# Goal
Without the pictures, return all of the material exactly as written.

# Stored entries

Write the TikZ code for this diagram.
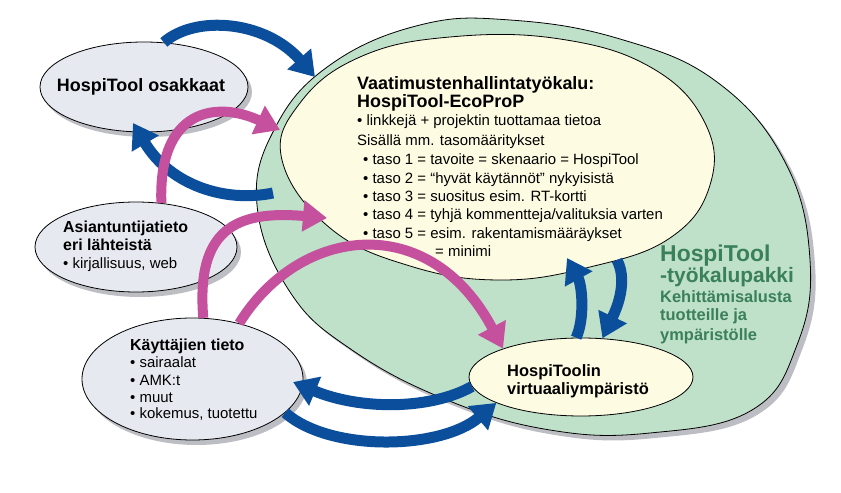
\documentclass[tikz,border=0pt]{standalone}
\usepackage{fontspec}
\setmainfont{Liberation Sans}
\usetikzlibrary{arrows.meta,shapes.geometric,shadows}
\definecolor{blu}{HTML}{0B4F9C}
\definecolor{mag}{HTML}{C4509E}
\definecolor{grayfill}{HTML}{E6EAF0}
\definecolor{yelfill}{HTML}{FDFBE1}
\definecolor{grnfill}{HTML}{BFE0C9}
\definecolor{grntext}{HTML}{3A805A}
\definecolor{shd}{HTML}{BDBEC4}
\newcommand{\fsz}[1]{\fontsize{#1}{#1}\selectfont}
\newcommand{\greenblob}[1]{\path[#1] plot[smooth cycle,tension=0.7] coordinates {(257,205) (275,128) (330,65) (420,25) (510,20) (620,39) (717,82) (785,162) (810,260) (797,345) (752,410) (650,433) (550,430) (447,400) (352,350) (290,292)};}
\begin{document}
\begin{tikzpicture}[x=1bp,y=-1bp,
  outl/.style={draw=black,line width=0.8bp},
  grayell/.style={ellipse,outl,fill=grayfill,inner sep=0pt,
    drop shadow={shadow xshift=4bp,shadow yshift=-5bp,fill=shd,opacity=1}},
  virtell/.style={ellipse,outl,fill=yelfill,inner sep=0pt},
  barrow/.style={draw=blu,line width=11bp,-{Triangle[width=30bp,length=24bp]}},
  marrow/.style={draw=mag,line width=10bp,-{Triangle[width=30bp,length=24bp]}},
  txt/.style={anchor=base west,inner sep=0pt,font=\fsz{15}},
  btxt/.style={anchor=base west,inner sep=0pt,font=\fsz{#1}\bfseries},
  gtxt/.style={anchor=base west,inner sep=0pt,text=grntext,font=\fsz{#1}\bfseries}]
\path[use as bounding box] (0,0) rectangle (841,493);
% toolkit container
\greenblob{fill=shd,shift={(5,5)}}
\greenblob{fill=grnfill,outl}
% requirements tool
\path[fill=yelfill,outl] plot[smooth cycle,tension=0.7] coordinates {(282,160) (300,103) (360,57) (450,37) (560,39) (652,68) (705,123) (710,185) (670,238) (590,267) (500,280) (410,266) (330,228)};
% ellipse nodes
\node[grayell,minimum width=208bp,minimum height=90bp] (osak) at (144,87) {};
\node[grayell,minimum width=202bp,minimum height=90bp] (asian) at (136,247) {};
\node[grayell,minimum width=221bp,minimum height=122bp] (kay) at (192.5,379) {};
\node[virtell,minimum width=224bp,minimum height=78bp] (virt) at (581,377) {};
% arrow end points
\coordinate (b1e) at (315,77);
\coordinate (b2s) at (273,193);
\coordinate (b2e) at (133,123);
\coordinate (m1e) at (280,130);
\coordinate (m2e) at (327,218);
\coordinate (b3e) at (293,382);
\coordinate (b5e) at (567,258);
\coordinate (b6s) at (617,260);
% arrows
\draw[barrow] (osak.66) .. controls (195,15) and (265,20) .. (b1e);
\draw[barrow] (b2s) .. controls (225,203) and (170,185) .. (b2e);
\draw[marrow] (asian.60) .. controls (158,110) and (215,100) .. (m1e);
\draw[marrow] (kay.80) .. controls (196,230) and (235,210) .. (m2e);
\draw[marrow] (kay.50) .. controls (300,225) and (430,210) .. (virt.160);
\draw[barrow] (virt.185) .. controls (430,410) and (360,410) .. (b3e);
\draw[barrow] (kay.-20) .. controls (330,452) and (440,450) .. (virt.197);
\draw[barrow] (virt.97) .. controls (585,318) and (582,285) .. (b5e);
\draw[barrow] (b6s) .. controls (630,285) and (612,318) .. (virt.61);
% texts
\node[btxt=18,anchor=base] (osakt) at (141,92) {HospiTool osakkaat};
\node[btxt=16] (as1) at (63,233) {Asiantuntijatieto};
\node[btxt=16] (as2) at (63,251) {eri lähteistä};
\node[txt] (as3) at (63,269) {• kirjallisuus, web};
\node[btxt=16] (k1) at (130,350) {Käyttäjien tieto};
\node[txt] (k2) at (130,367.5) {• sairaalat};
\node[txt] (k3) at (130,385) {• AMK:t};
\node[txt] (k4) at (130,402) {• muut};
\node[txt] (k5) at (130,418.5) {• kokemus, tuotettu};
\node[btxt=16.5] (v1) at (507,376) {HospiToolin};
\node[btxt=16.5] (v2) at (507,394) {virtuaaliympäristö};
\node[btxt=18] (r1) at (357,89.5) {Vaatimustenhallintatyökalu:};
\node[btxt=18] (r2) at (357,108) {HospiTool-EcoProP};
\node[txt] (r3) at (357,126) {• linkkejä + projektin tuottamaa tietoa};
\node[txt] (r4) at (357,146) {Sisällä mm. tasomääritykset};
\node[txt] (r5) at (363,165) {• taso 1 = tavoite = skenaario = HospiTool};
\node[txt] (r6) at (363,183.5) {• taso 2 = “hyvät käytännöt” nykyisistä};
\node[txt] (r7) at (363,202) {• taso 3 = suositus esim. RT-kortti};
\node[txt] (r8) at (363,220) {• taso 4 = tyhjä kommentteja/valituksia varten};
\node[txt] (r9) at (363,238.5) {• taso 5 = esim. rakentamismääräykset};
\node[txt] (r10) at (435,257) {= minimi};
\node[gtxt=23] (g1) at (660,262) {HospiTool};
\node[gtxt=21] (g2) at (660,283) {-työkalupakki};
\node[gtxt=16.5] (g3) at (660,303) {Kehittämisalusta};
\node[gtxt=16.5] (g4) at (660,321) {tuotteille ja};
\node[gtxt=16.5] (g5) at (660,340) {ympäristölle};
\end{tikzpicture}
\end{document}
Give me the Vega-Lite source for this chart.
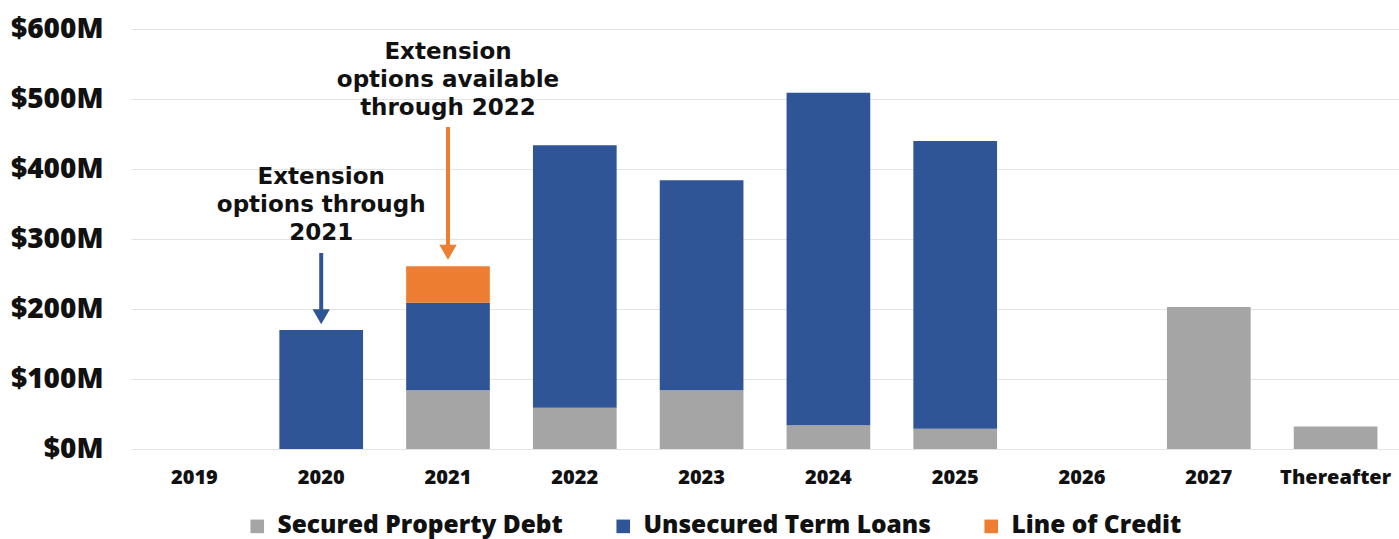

# Result of the task
Write the TikZ code for this diagram.
\documentclass[tikz,border=0pt]{standalone}
\usepackage{fontspec}
\setmainfont{Liberation Sans}
\usetikzlibrary{arrows.meta,shapes.geometric,shadows}
\definecolor{blu}{HTML}{0B4F9C}
\definecolor{mag}{HTML}{C4509E}
\definecolor{grayfill}{HTML}{E6EAF0}
\definecolor{yelfill}{HTML}{FDFBE1}
\definecolor{grnfill}{HTML}{BFE0C9}
\definecolor{grntext}{HTML}{3A805A}
\definecolor{shd}{HTML}{BDBEC4}
\newcommand{\fsz}[1]{\fontsize{#1}{#1}\selectfont}
\newcommand{\greenblob}[1]{\path[#1] plot[smooth cycle,tension=0.7] coordinates {(257,205) (275,128) (330,65) (420,25) (510,20) (620,39) (717,82) (785,162) (810,260) (797,345) (752,410) (650,433) (550,430) (447,400) (352,350) (290,292)};}
\begin{document}
\begin{tikzpicture}[x=1bp,y=-1bp,
  outl/.style={draw=black,line width=0.8bp},
  grayell/.style={ellipse,outl,fill=grayfill,inner sep=0pt,
    drop shadow={shadow xshift=4bp,shadow yshift=-5bp,fill=shd,opacity=1}},
  virtell/.style={ellipse,outl,fill=yelfill,inner sep=0pt},
  barrow/.style={draw=blu,line width=11bp,-{Triangle[width=30bp,length=24bp]}},
  marrow/.style={draw=mag,line width=10bp,-{Triangle[width=30bp,length=24bp]}},
  txt/.style={anchor=base west,inner sep=0pt,font=\fsz{15}},
  btxt/.style={anchor=base west,inner sep=0pt,font=\fsz{#1}\bfseries},
  gtxt/.style={anchor=base west,inner sep=0pt,text=grntext,font=\fsz{#1}\bfseries}]
\path[use as bounding box] (0,0) rectangle (841,493);
% toolkit container
\greenblob{fill=shd,shift={(5,5)}}
\greenblob{fill=grnfill,outl}
% requirements tool
\path[fill=yelfill,outl] plot[smooth cycle,tension=0.7] coordinates {(282,160) (300,103) (360,57) (450,37) (560,39) (652,68) (705,123) (710,185) (670,238) (590,267) (500,280) (410,266) (330,228)};
% ellipse nodes
\node[grayell,minimum width=208bp,minimum height=90bp] (osak) at (144,87) {};
\node[grayell,minimum width=202bp,minimum height=90bp] (asian) at (136,247) {};
\node[grayell,minimum width=221bp,minimum height=122bp] (kay) at (192.5,379) {};
\node[virtell,minimum width=224bp,minimum height=78bp] (virt) at (581,377) {};
% arrow end points
\coordinate (b1e) at (315,77);
\coordinate (b2s) at (273,193);
\coordinate (b2e) at (133,123);
\coordinate (m1e) at (280,130);
\coordinate (m2e) at (327,218);
\coordinate (b3e) at (293,382);
\coordinate (b5e) at (567,258);
\coordinate (b6s) at (617,260);
% arrows
\draw[barrow] (osak.66) .. controls (195,15) and (265,20) .. (b1e);
\draw[barrow] (b2s) .. controls (225,203) and (170,185) .. (b2e);
\draw[marrow] (asian.60) .. controls (158,110) and (215,100) .. (m1e);
\draw[marrow] (kay.80) .. controls (196,230) and (235,210) .. (m2e);
\draw[marrow] (kay.50) .. controls (300,225) and (430,210) .. (virt.160);
\draw[barrow] (virt.185) .. controls (430,410) and (360,410) .. (b3e);
\draw[barrow] (kay.-20) .. controls (330,452) and (440,450) .. (virt.197);
\draw[barrow] (virt.97) .. controls (585,318) and (582,285) .. (b5e);
\draw[barrow] (b6s) .. controls (630,285) and (612,318) .. (virt.61);
% texts
\node[btxt=18,anchor=base] (osakt) at (141,92) {HospiTool osakkaat};
\node[btxt=16] (as1) at (63,233) {Asiantuntijatieto};
\node[btxt=16] (as2) at (63,251) {eri lähteistä};
\node[txt] (as3) at (63,269) {• kirjallisuus, web};
\node[btxt=16] (k1) at (130,350) {Käyttäjien tieto};
\node[txt] (k2) at (130,367.5) {• sairaalat};
\node[txt] (k3) at (130,385) {• AMK:t};
\node[txt] (k4) at (130,402) {• muut};
\node[txt] (k5) at (130,418.5) {• kokemus, tuotettu};
\node[btxt=16.5] (v1) at (507,376) {HospiToolin};
\node[btxt=16.5] (v2) at (507,394) {virtuaaliympäristö};
\node[btxt=18] (r1) at (357,89.5) {Vaatimustenhallintatyökalu:};
\node[btxt=18] (r2) at (357,108) {HospiTool-EcoProP};
\node[txt] (r3) at (357,126) {• linkkejä + projektin tuottamaa tietoa};
\node[txt] (r4) at (357,146) {Sisällä mm. tasomääritykset};
\node[txt] (r5) at (363,165) {• taso 1 = tavoite = skenaario = HospiTool};
\node[txt] (r6) at (363,183.5) {• taso 2 = “hyvät käytännöt” nykyisistä};
\node[txt] (r7) at (363,202) {• taso 3 = suositus esim. RT-kortti};
\node[txt] (r8) at (363,220) {• taso 4 = tyhjä kommentteja/valituksia varten};
\node[txt] (r9) at (363,238.5) {• taso 5 = esim. rakentamismääräykset};
\node[txt] (r10) at (435,257) {= minimi};
\node[gtxt=23] (g1) at (660,262) {HospiTool};
\node[gtxt=21] (g2) at (660,283) {-työkalupakki};
\node[gtxt=16.5] (g3) at (660,303) {Kehittämisalusta};
\node[gtxt=16.5] (g4) at (660,321) {tuotteille ja};
\node[gtxt=16.5] (g5) at (660,340) {ympäristölle};
\end{tikzpicture}
\end{document}
Give me the Vega-Lite source for this chart.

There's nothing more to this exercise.